We’re busy and broke. We’re not going to come home after a long, hard day and cook a full meal when we have a pile of homework calling our names and only enough money to buy a carton of milk and box of ramen. The most convenient things to eat on-the-go or bring to class are sugar-loaded or nutrient-deprived foods. Eating on a consistent schedule gets put on the back burner as we get caught up with work and homework.
The painful truth is that eating healthy meals on a regular schedule is one of the best things we can do for our bodies and mind. Using some of the beer money for vegetables and whole grains would actually help with energy levels and attentiveness for homework.
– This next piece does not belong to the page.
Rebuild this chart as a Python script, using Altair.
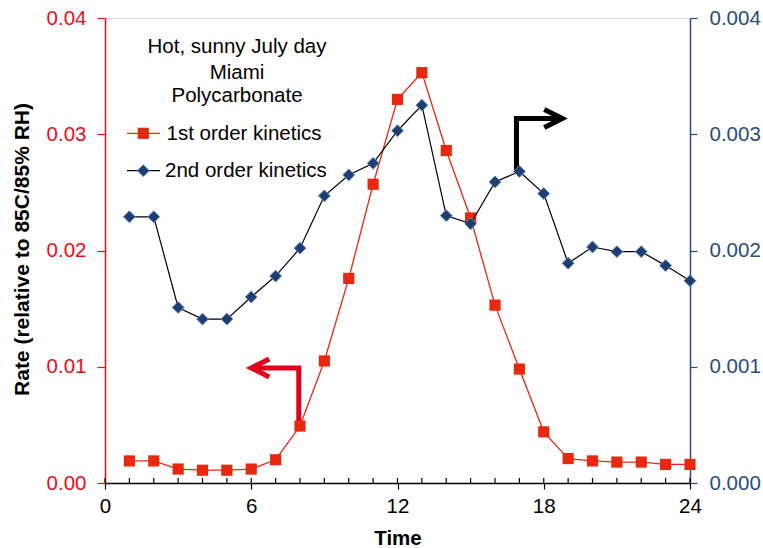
import altair as alt
import pandas as pd

# Hourly degradation rate for polycarbonate on a hot, sunny July day in Miami
hours = list(range(1, 25))
first_order = [0.0019, 0.0019, 0.0012, 0.0011, 0.0011, 0.0012, 0.0020, 0.0049,
               0.0105, 0.0176, 0.0257, 0.0330, 0.0353, 0.0286, 0.0228, 0.0153,
               0.0098, 0.0044, 0.0021, 0.0019, 0.0018, 0.0018, 0.0016, 0.0016]
second_order = [0.00229, 0.00229, 0.00151, 0.00141, 0.00141, 0.00160, 0.00178, 0.00202,
                0.00247, 0.00265, 0.00275, 0.00303, 0.00325, 0.00230, 0.00223, 0.00259,
                0.00268, 0.00249, 0.00189, 0.00203, 0.00199, 0.00199, 0.00187, 0.00174]

x_ticks = [0, 6, 12, 18, 24]
minor_ticks = list(range(0, 25))
left_ticks = [0.0, 0.01, 0.02, 0.03, 0.04]
right_ticks = [0.0, 0.001, 0.002, 0.003, 0.004]

# Pointer arrows: which axis each curve belongs to
red_arrow_x = [7.95, 7.95, 6.0]
red_arrow_y = [0.0053, 0.0099, 0.0099]
black_arrow_x = [16.88, 16.88, 18.76]
black_arrow_y = [0.00268, 0.003135, 0.003135]

note_lines = ["Hot, sunny July day", "Miami", "Polycarbonate"]
series_names = ["1st order kinetics", "2nd order kinetics"]

RED = "#E8290F"
AXIS_RED = "#E8101A"
NAVY = "#1F3E6E"
EDGE_BLUE = "#5B8BC9"
AXIS_BLUE = "#2B4C7E"
FONT = "Liberation Sans"
W, H = 585, 465

df = pd.DataFrame({"hour": hours, "first": first_order, "second": second_order})
red_arrow = pd.DataFrame({"hour": red_arrow_x, "first": red_arrow_y, "k": [0, 1, 2]})
black_arrow = pd.DataFrame({"hour": black_arrow_x, "second": black_arrow_y, "k": [0, 1, 2]})
minor_df = pd.DataFrame({"hour": minor_ticks})

x_axis = alt.Axis(values=x_ticks, format="d", tickSize=6, tickColor="black",
                  domainColor="black", domainWidth=1.5, tickWidth=1.2,
                  labelFontSize=20.5, labelFont=FONT, labelColor="black",
                  labelPadding=7, labelFlush=False, grid=False, title="Time",
                  titleFontSize=20.5, titleFont=FONT, titleFontWeight="bold",
                  titleY=55, titleBaseline="middle", titleColor="black")
x_scale = alt.Scale(domain=[0, 24], nice=False, zero=False)

left_axis = alt.Axis(values=left_ticks, format=".2f", tickSize=8, tickColor=AXIS_RED,
                     domainColor=AXIS_RED, domainWidth=1.5, tickWidth=1.2,
                     labelFontSize=20.5, labelFont=FONT, labelColor=AXIS_RED,
                     labelPadding=11, labelFlush=False, grid=False,
                     title="Rate (relative to 85C/85% RH)", titleFontSize=21,
                     titleFont=FONT, titleFontWeight="bold", titleColor="black",
                     titleX=-83, titleY=231, titleAngle=270, titleBaseline="middle")
right_axis = alt.Axis(values=right_ticks, format=".3f", orient="right", tickSize=7,
                      tickColor=AXIS_BLUE, domainColor=AXIS_BLUE, domainWidth=1.5,
                      tickWidth=1.2, labelFontSize=20.5, labelFont=FONT,
                      labelColor=AXIS_BLUE, labelPadding=12, labelFlush=False,
                      grid=False, title=None)

X = alt.X("hour:Q", scale=x_scale, axis=x_axis)
Y1 = alt.Y("first:Q", scale=alt.Scale(domain=[0, 0.04], nice=False), axis=left_axis)
Y2 = alt.Y("second:Q", scale=alt.Scale(domain=[0, 0.004], nice=False), axis=right_axis)

base = alt.Chart(df)

# --- first order series (left axis) ---
red_line = base.mark_line(color=RED, strokeWidth=1.3).encode(x=X, y=Y1)
red_arrow_line = alt.Chart(red_arrow).mark_line(
    color="#E0001B", strokeWidth=5, strokeJoin="miter", strokeCap="butt"
).encode(x=X, y=Y1, order="k:Q")
red_head = alt.Chart(red_arrow[red_arrow.k == 2]).mark_point(
    shape="M1,-0.5L0,0L1,0.5", size=1296, filled=False, color="#E0001B",
    strokeWidth=5, strokeJoin="miter", opacity=1
).encode(x=X, y=Y1)
red_points = base.mark_point(shape="square", size=125, filled=True, color=RED,
                             opacity=1).encode(x=X, y=Y1)
inner_ticks = alt.Chart(minor_df).mark_rule(color="black", strokeWidth=1.2).encode(
    x=X, y=alt.value(H - 5), y2=alt.value(H))

# --- in-plot legend and note ---
note_text = alt.layer(*[
    alt.Chart(pd.DataFrame({"t": [line]})).mark_text(
        font=FONT, fontSize=20.5, color="black", align="center", baseline="alphabetic"
    ).encode(text="t:N", x=alt.value(132), y=alt.value(yy))
    for line, yy in zip(note_lines, [35.3, 61, 84.3])
])
leg_red_line = alt.Chart(df.head(1)).mark_rule(color=RED, strokeWidth=1.3).encode(
    x=alt.value(22), x2=alt.value(55), y=alt.value(115.3))
leg_red_pt = alt.Chart(df.head(1)).mark_point(
    shape="square", size=125, filled=True, color=RED, opacity=1
).encode(x=alt.value(38.3), y=alt.value(115.3))
leg_red_txt = alt.Chart(pd.DataFrame({"t": [series_names[0]]})).mark_text(
    font=FONT, fontSize=20.5, color="black", align="left", baseline="alphabetic"
).encode(text="t:N", x=alt.value(61.5), y=alt.value(122))
leg_blue_line = alt.Chart(df.head(1)).mark_rule(color="black", strokeWidth=1.2).encode(
    x=alt.value(22), x2=alt.value(55), y=alt.value(152.7))
leg_blue_pt = alt.Chart(df.head(1)).mark_point(
    shape="diamond", size=140, filled=True, color=NAVY, stroke=EDGE_BLUE,
    strokeWidth=1, opacity=1
).encode(x=alt.value(38.3), y=alt.value(152.7))
leg_blue_txt = alt.Chart(pd.DataFrame({"t": [series_names[1]]})).mark_text(
    font=FONT, fontSize=20.5, color="black", align="left", baseline="alphabetic"
).encode(text="t:N", x=alt.value(60), y=alt.value(158.7))

red_group = alt.layer(
    inner_ticks, red_line, red_arrow_line, red_head, red_points,
    note_text, leg_red_line, leg_red_pt, leg_red_txt,
    leg_blue_line, leg_blue_pt, leg_blue_txt,
)

# --- second order series (right axis) ---
blue_line = base.mark_line(color="black", strokeWidth=1.2).encode(x=X, y=Y2)
black_arrow_line = alt.Chart(black_arrow).mark_line(
    color="black", strokeWidth=5, strokeJoin="miter", strokeCap="butt"
).encode(x=X, y=Y2, order="k:Q")
black_head = alt.Chart(black_arrow[black_arrow.k == 2]).mark_point(
    shape="M-1,-0.5L0,0L-1,0.5", size=1296, filled=False, color="black",
    strokeWidth=5, strokeJoin="miter", opacity=1
).encode(x=X, y=Y2)
blue_points = base.mark_point(shape="diamond", size=140, filled=True, color=NAVY,
                              stroke=EDGE_BLUE, strokeWidth=1, opacity=1).encode(x=X, y=Y2)

blue_group = alt.layer(blue_line, black_arrow_line, black_head, blue_points)

chart = alt.layer(red_group, blue_group).resolve_scale(y="independent").properties(
    width=W, height=H,
    padding={"left": 105, "top": 18, "right": 73, "bottom": 65},
    autosize=alt.AutoSizeParams(type="none"),
    background="white",
).configure_view(stroke="#404040", strokeWidth=1.5).configure(font=FONT)

chart.save("out.html", embed_options={"renderer": "svg", "actions": False})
The only way for me to eat healthy on-the-go or under stress is to prepare ahead of time. So let me introduce to you the three life rafts that keep me afloat and full when I get too busy: reusable containers, slow cookers and granola bars.
The thing that deters me from bringing food to class or work is that I don’t want anything that’s pre-packaged. 100 calorie packs are great for snacks, but with back-to-back classes, I want a real meal in between, and a salad and sandwich aren’t things you can easily toss into your bag.
With reusable containers though, you can bring anything. Make a salad and put the dressing in one of those oh-so-cute baby Tupperwares. Or be creative and make your own container out of anything with a lid, such as the containers and jars that hold fruit, deli meat and jelly.
I bring everything to class in Tupperware, from yogurt and granola to sushi. Make a snack the night before and grab it on your way out the door. During the break in class, whip it out and you have a real meal without any hassle.
Slow cooking is a habit I inherited from my mother. The scariness of that aside, crock pots can really be a college student’s best friend.
Wake up 30 minutes earlier, drop everything in the cooker, and turn it on low. When you come home from class, your house smells like someone’s been slaving over the stove all afternoon and your dinner is waiting for you, warm and ready. What could be better than that?
There are endless amounts of slow cooker recipes online or you can make your own because all you really need is sauce, vegetables and meat of your choice. Chop up all the ingredients the night before or whenever you have a minute to spare, store them in the fridge and then toss them all in the next morning.
Nutrition bars can be a life saver because they’re small, they don’t expire for a long time and they keep you full. I have a granola bar, protein bar or energy bar in just about every bag I own.
But don’t be fooled by the name; a lot of nutrition bars are packed with sugar and fat, which really just makes them candy bars. Like with everything, read the label. Look for bars that are full of whole grains, protein and fiber, but also low in sugar, like Kashi or Luna bars.
I always keep one with me because when I get hungry and I don’t have any cash, it’s a substantial snack to hold me over till my next meal.
Carve out 10 minutes of your morning or evening and give these tips a go. There’s nothing better than knowing you don’t have to worry about what to eat when your stomach is growling in class because your next meal is ready and waiting.